Technical Definition

This section explains how the tracker alignment is defined.

• There are three places that alignment transforms are inserted
  • between the whole tracker and the nominal geometry
  • between each plane and the aligned tracker
  • between each panel and the aligned plane
• transforms
  • apply rotation before displacement
  • a rotation is defined as right-handed about the local x, then y, then z axes (rad)
  • add an offset in position (mm)
• tracker geometry object are in coordinate centered at the nominal tracker center

Here is how the geometry is conceptually built up, including the alignment

1. create straws within the panel
   • straw direction is +y
   • straws are placed around the +x axis with the longer (innermost) straw near x=0
   • the origin is the average position of the two innermost straws
   • straw z is plus or minus half the layer spacing
2. Apply the panel alignment of rotations and displacements. The coordinates are these current local coordinates. For example, to move a panel to a larger radius in the final detector, apply a +x alignment.
3. Place the panel in the plane.

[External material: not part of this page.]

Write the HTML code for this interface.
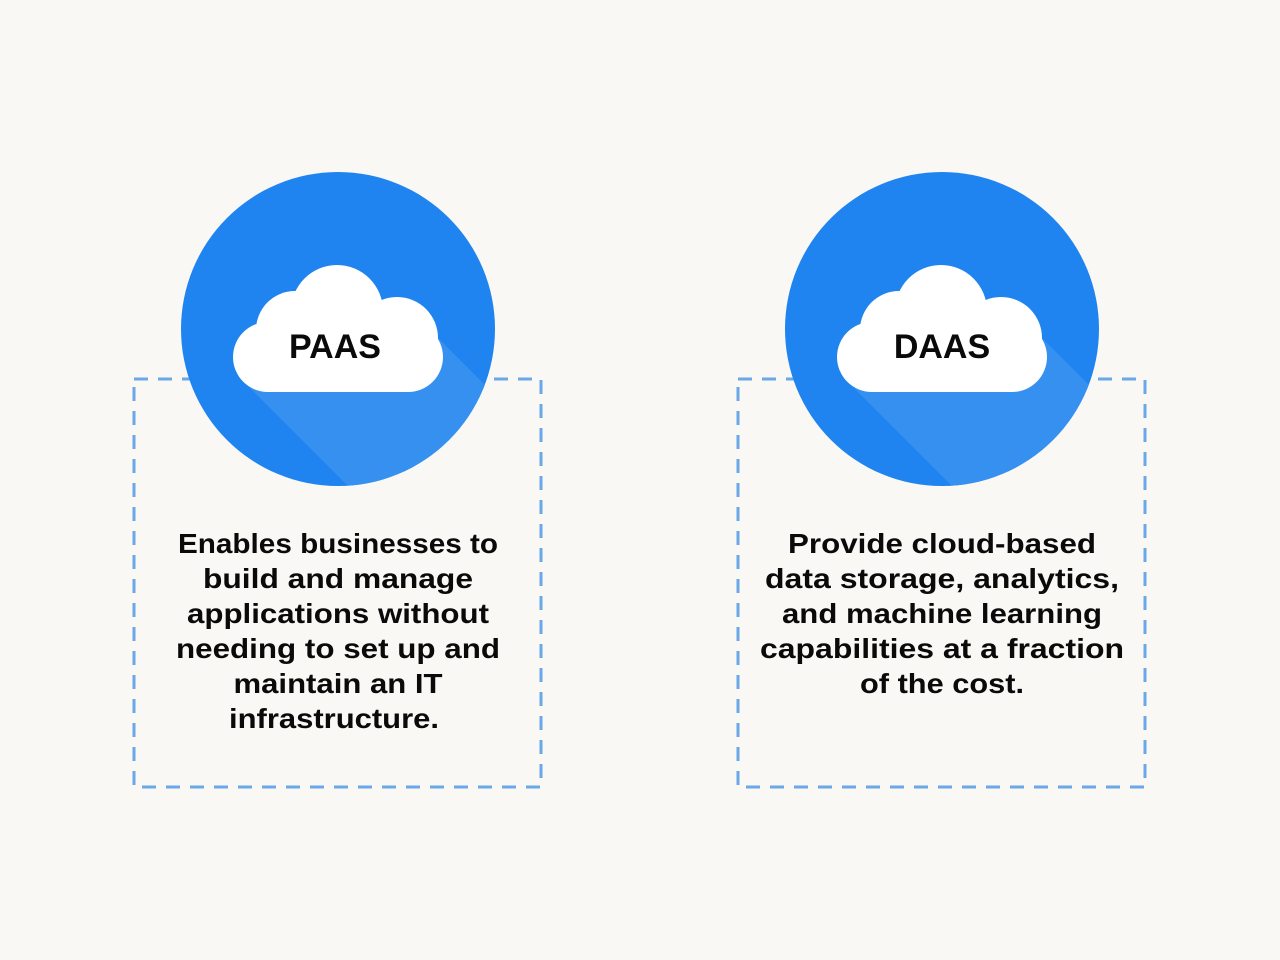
<!DOCTYPE html>
<html><head><meta charset="utf-8"><style>
html,body{margin:0;padding:0;background:#f9f8f4;}
svg{display:block}
text{font-family:"Liberation Sans",sans-serif;font-weight:bold;fill:#0a0a0a;}
</style></head><body>
<svg width="1280" height="960" viewBox="0 0 1280 960" xmlns="http://www.w3.org/2000/svg">
<defs>
<clipPath id="c1"><circle cx="338" cy="329" r="157"/></clipPath>
<clipPath id="c2"><circle cx="942" cy="329" r="157"/></clipPath>
<g id="cloud">
<rect x="233" y="322" width="210" height="70" rx="35" fill="#fff"/>
<circle cx="295" cy="330" r="39" fill="#fff"/>
<circle cx="337" cy="311" r="46" fill="#fff"/>
<circle cx="397" cy="338" r="41" fill="#fff"/>
</g>
</defs>
<rect x="134" y="379" width="407" height="408" fill="none" stroke="#6aa8e8" stroke-width="3" stroke-dasharray="14 10"/>
<rect x="738" y="379" width="407" height="408" fill="none" stroke="#6aa8e8" stroke-width="3" stroke-dasharray="14 10"/>

<circle cx="338" cy="329" r="157" fill="#1f84ef"/>
<g clip-path="url(#c1)"><polygon points="250,388 420,320 720,620 550,688" fill="#3690f0"/></g>
<use href="#cloud"/>
<text x="335" y="358" font-size="34" text-anchor="middle">PAAS</text>

<circle cx="942" cy="329" r="157" fill="#1f84ef"/>
<g clip-path="url(#c2)"><polygon points="854,388 1024,320 1324,620 1154,688" fill="#3690f0"/></g>
<use href="#cloud" x="604"/>
<text x="942" y="358" font-size="34" text-anchor="middle">DAAS</text>

<g font-size="28" text-anchor="middle">
<text x="338" y="553" textLength="320" lengthAdjust="spacingAndGlyphs">Enables businesses to</text>
<text x="338" y="588" textLength="270" lengthAdjust="spacingAndGlyphs">build and manage</text>
<text x="338" y="623" textLength="302" lengthAdjust="spacingAndGlyphs">applications without</text>
<text x="338" y="658" textLength="324" lengthAdjust="spacingAndGlyphs">needing to set up and</text>
<text x="338" y="693" textLength="209" lengthAdjust="spacingAndGlyphs">maintain an IT</text>
<text x="334" y="728" textLength="210" lengthAdjust="spacingAndGlyphs">infrastructure.</text>

<text x="942" y="553" textLength="308" lengthAdjust="spacingAndGlyphs">Provide cloud-based</text>
<text x="942" y="588" textLength="354" lengthAdjust="spacingAndGlyphs">data storage, analytics,</text>
<text x="942" y="623" textLength="320" lengthAdjust="spacingAndGlyphs">and machine learning</text>
<text x="942" y="658" textLength="364" lengthAdjust="spacingAndGlyphs">capabilities at a fraction</text>
<text x="942" y="693" textLength="164" lengthAdjust="spacingAndGlyphs">of the cost.</text>
</g>
</svg>
</body></html>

This involves rotating the panel to its nominal phi position around the z axis, and adding its nominal displacement of about x += 380*cos(phi) and y += 380*sin(phi)
4. Apply the plane alignment of rotations and displacements. The coordinates are the center of the plane. For example, to move a plane vertically up in the final detector, apply a +y alignment.
5. Place the plane within the tracker. This only involves moving it along the z axis.
6. Place the tracker by applying the tracker alignment. The coordinates are all the same as the final detector. To move it closer to the calorimeter, apply a +z alignment. To spin it about its axes apply a z roation.